Annual revenue from computer games exceeded US$100 billion globally for the first time last year, with China overtaking the US as the “gamer capital of the world” in terms of market size, a report published by London-based venture capital firm Atomico said.
The 600 million gamers in China generated US$24.6 billion of the industry’s US$101.1 billion global market value last year, just ahead of the US’ US$24.1 billion.
In 2015, the global games industry was worth US$91.8 billion, data from research house Newzoo showed.
A notable contributor to the growth has been Apple’s mobile app store in China.
Last year, China accounted for 31 percent of the total US$18 billion generated by games on iOS, compared with just 3 percent of the US$2.4 billion total in 2012.
Tom Wehmeier, principal and head of research at Atomico and author of the report published on Thursday, said a number of other major milestones were passed last year.
“We’ve got to the point today where there are now more than 2 billion gamers globally, and mobile has really taken over to the extent that it’s the largest segment overall,” Wehmeier said.
Mattias Ljungman, a partner at Atomico and one of its cofounders alongside Niklas Zennstrom, said that “the average revenue per user is higher in China than the US, which to me would probably make most people fall off their chairs.”
China’s importance to the growth of the global gaming industry is not difficult to see.

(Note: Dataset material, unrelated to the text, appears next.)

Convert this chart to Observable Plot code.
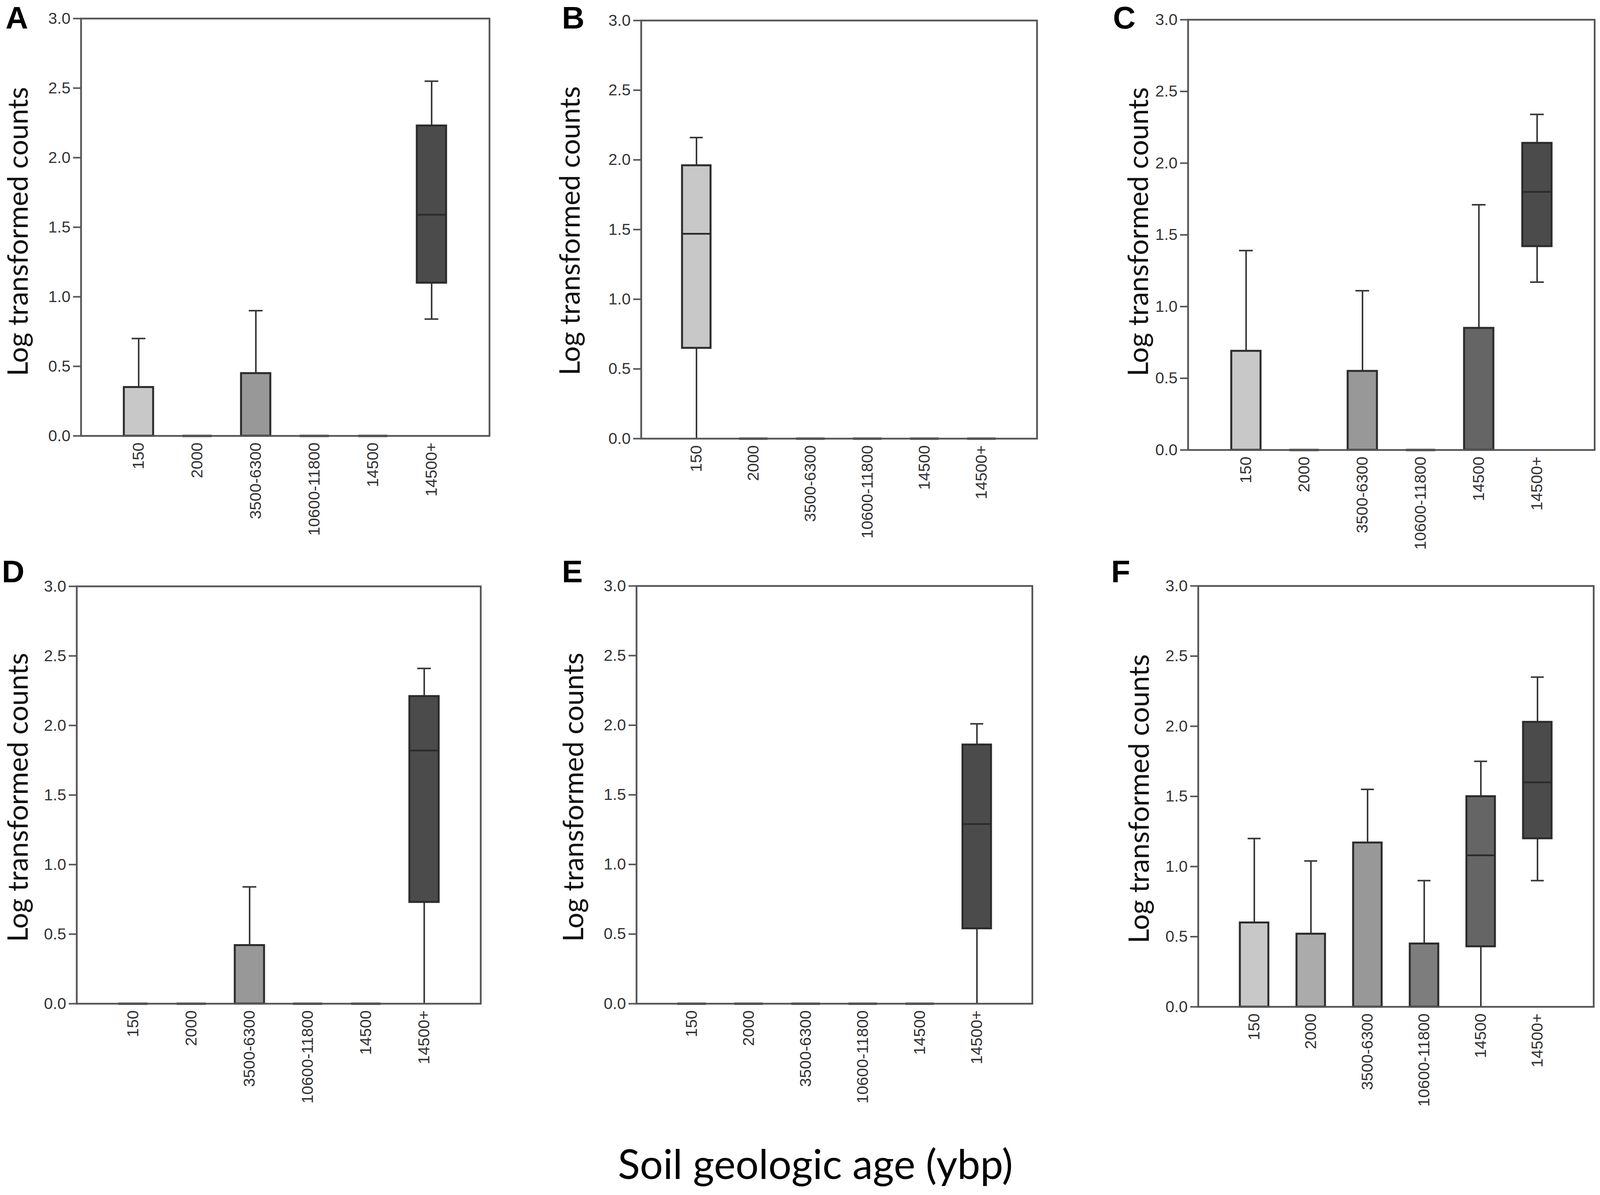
<!DOCTYPE html>
<html><head><meta charset="utf-8">
<script src="https://cdn.jsdelivr.net/npm/d3@7"></script>
<script src="https://cdn.jsdelivr.net/npm/@observablehq/plot@0.6"></script>
<style>
html,body{margin:0;padding:0;background:#fff;overflow:hidden;}
#page{position:relative;height:3058px;overflow:hidden;background:#fff;}
.panel{position:absolute;}
.letter{position:absolute;font-family:"Liberation Sans",Arial,sans-serif;font-weight:bold;font-size:80px;line-height:1;color:#000;}
#title{position:absolute;font-family:Lato,sans-serif;line-height:1;color:#000;white-space:nowrap;}
</style></head><body><div id="page"></div>
<script>
// Soil geologic age categories (ybp)
const categories = ["150", "2000", "3500-6300", "10600-11800", "14500", "14500+"];
const fills = ["#c8c8c8", "#ababab", "#989898", "#7d7d7d", "#656565", "#4b4b4b"];
// each row: [lowWhisker, q1, median, q3, highWhisker] in category order
const panelA = [[0,0,0,0.35,0.70],[0,0,0,0,0],[0,0,0,0.45,0.90],[0,0,0,0,0],[0,0,0,0,0],[0.84,1.10,1.59,2.23,2.55]];
const panelB = [[0,0.65,1.47,1.96,2.16],[0,0,0,0,0],[0,0,0,0,0],[0,0,0,0,0],[0,0,0,0,0],[0,0,0,0,0]];
const panelC = [[0,0,0,0.69,1.39],[0,0,0,0,0],[0,0,0,0.55,1.11],[0,0,0,0,0],[0,0,0,0.85,1.71],[1.17,1.42,1.80,2.14,2.34]];
const panelD = [[0,0,0,0,0],[0,0,0,0,0],[0,0,0,0.42,0.84],[0,0,0,0,0],[0,0,0,0,0],[0,0.73,1.82,2.21,2.41]];
const panelE = [[0,0,0,0,0],[0,0,0,0,0],[0,0,0,0,0],[0,0,0,0,0],[0,0,0,0,0],[0,0.54,1.29,1.86,2.01]];
const panelF = [[0,0,0,0.60,1.20],[0,0,0,0.52,1.04],[0,0,0,1.17,1.55],[0,0,0,0.45,0.90],[0,0.43,1.08,1.50,1.75],[0.90,1.20,1.60,2.03,2.35]];
const yTicks = [0, 0.5, 1.0, 1.5, 2.0, 2.5, 3.0];
const yLabel = "Log transformed counts";
const xTitle = "Soil geologic age (ybp)";

// layout in reference pixels (4317 wide): frame [left, top, width, height],
// letter position, y-label offset from frame left and vertical shift
const panels = [
  {letter: "A", rows: panelA, frame: [218, 47, 1102, 1068], lp: [15, 6], lab: [178, 11]},
  {letter: "B", rows: panelB, frame: [1730, 52, 1068, 1070], lp: [1516, 6], lab: [180, 3]},
  {letter: "C", rows: panelC, frame: [3205, 50, 1097, 1101], lp: [3003, 6], lab: [125, -8]},
  {letter: "D", rows: panelD, frame: [207, 1500, 1090, 1068], lp: [5, 1423], lab: [159, 6]},
  {letter: "E", rows: panelE, frame: [1717, 1499, 1068, 1069], lp: [1516, 1423], lab: [159, 6]},
  {letter: "F", rows: panelF, frame: [3233, 1499, 1067, 1077], lp: [2998, 1423], lab: [149, 6]}
];

const page = document.getElementById("page");
const vw = document.documentElement.clientWidth || window.innerWidth || 4317;
const sx = Math.min(1, vw / 4317);
page.style.width = Math.round(4317 * sx) + "px";

const ctx = document.createElement("canvas").getContext("2d");
function fitSize(text, family, target, weight = "normal") {
  ctx.font = `${weight} 100px ${family}`;
  return 100 * target / ctx.measureText(text).width;
}
const yLabSize = fitSize(yLabel, "Lato", 740);

const ML = 215, MR = 12, MT = 12, MB = 270;
const ink = "#2b2b2b";
const capInset = 21 * sx;

for (const p of panels) {
  const [L0, T, W0, H] = p.frame;
  const L = L0 * sx, W = W0 * sx;
  const labDx = Math.min(p.lab[0], L - 48);
  const data = p.rows.map((r, i) => ({cat: categories[i], low: r[0], q1: r[1], med: r[2], q3: r[3], high: r[4]}));
  const boxes = data.filter(d => d.q3 > d.q1);
  const flats = data.filter(d => d.q3 <= d.q1);
  const up = data.filter(d => d.high > d.q3);
  const down = data.filter(d => d.low < d.q1);
  const capsDown = down.filter(d => d.low > 0);
  const medians = data.filter(d => d.med > d.q1 && d.med < d.q3);
  const chart = Plot.plot({
    width: W + ML + MR, height: H + MT + MB,
    marginLeft: ML, marginRight: MR, marginTop: MT, marginBottom: MB,
    style: {fontFamily: "'Liberation Sans', Arial, sans-serif", fontSize: "41px", color: "#333", background: "transparent", overflow: "visible"},
    x: {type: "band", domain: categories, paddingInner: 0.5, paddingOuter: 0.72},
    y: {domain: [0, 3]},
    color: {type: "ordinal", domain: categories, range: fills},
    marks: [
      Plot.ruleX(up, {x: "cat", y1: "q3", y2: "high", stroke: "#383838", strokeWidth: 4}),
      Plot.ruleX(down, {x: "cat", y1: "low", y2: "q1", stroke: "#383838", strokeWidth: 4}),
      Plot.tickY(up, {x: "cat", y: "high", insetLeft: capInset, insetRight: capInset, stroke: "#383838", strokeWidth: 4}),
      Plot.tickY(capsDown, {x: "cat", y: "low", insetLeft: capInset, insetRight: capInset, stroke: "#383838", strokeWidth: 4}),
      Plot.barY(boxes, {x: "cat", y1: "q1", y2: "q3", fill: "cat", stroke: ink, strokeWidth: 5}),
      Plot.tickY(medians, {x: "cat", y: "med", stroke: ink, strokeWidth: 4.5}),
      Plot.tickY(flats, {x: "cat", y: "q3", stroke: ink, strokeWidth: 6}),
      Plot.axisY({ticks: yTicks, tickFormat: d3.format(".1f"), tickSize: 20, tickPadding: 7, stroke: "#555", strokeWidth: 4, fill: "#333", label: null}),
      Plot.axisX({tickRotate: -90, tickSize: 0, tickPadding: 17, fill: "#333", label: null}),
      Plot.frame({stroke: "#555", strokeWidth: 4.5}),
      Plot.text([yLabel], {frameAnchor: "left", rotate: -90, dx: -labDx, dy: p.lab[1], textAnchor: "middle", lineAnchor: "middle", fontFamily: "Lato, sans-serif", fontSize: yLabSize, fill: "#111"})
    ]
  });
  chart.classList.add("panel");
  chart.style.left = (L - ML) + "px";
  chart.style.top = (T - MT) + "px";
  page.appendChild(chart);
  const lt = document.createElement("div");
  lt.className = "letter";
  lt.textContent = p.letter;
  lt.style.left = (p.lp[0] * sx) + "px";
  lt.style.top = p.lp[1] + "px";
  page.appendChild(lt);
}

const titleW = 1066 * sx;
const titleSize = fitSize(xTitle, "Lato", titleW);
const title = document.createElement("div");
title.id = "title";
title.textContent = xTitle;
title.style.fontSize = titleSize + "px";
title.style.left = (2200 * sx - titleW / 2) + "px";
title.style.top = (2943 - 0.171 * titleSize) + "px";
page.appendChild(title);
</script>
</body></html>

Tencent Holdings Ltd (騰訊), China’s largest Internet company by market value and one of the 10 largest public tech companies in the world, has seen enormous success from its mobile gaming and advertising divisions, including social networking platform WeChat (微信) and desktop game League of Legends.
It also owns Honour of Kings, which analysts have estimated would contribute more than 50 percent of Tencent’s smartphone game revenue this year and recorded monthly gross revenue of as much as 3 billion yuan (US$440 million) last month.
In Europe and the US, numbers are still rising alongside investor confidence, Atomico said.
The global games industry is expected to generate US$109 billion in revenue this year, of which 42 percent would come from mobile titles, Atomico said.
That could rise to as much as US$129 billion by 2020, at which point mobile would overtake the combined value of all traditional platforms for games — console and PC — by generating 51 percent of the total revenue for the industry, it said.
“Games have become truly mass market and it’s a massive, massive opportunity that’s only going to get bigger,” Ilkka Paananen, CEO of Supercell, the developer of the popular Clash of Clans mobile game, said in the report.
“One of these days somebody’s going to build a game that reaches a billion users a month,” he said.
Much of China’s gaming market is contained at home, with little international appeal.
Atomico’s report, citing research house App Annie, said that as much as 93 percent of all money spent by Chinese gamers go to titles developed by Chinese-based companies.
This compares with 56 percent of US gamers spending on US-developed games and 36 percent of Europeans spending on games developed in the EU.
Breaking into the Chinese market would require a pairing of international development talent with local Chinese expertise, said Teemu Huuhtanen, chief executive officer of Next Games Oy and previously vice president of mergers and acquisitions at Rovio.
“You probably need a local partner and localize the game more than just the language,” Huuhtanen said in the report. “You’re better off working with a Chinese partner and really taking the time to localize the game for their specific market.”
Ljungman said that such models are going to continue to evolve.
“I think things like joint ventures are going to be something that can become a lot more interesting and allow people to be engaged, but still keep focus on their Western businesses,” he said.
A model like a joint venture “gets you quicker into the market and allows you to integrate better, develop things more quickly and still retain a lot of value,” he said. “I think it’s something worth considering.”
Many Chinese industrial companies, from chemical solvent producers to poultry processors, have been buying up Western games companies as a way of boosting their overall profit margins, thanks to the high margins so many of these entertainment businesses command.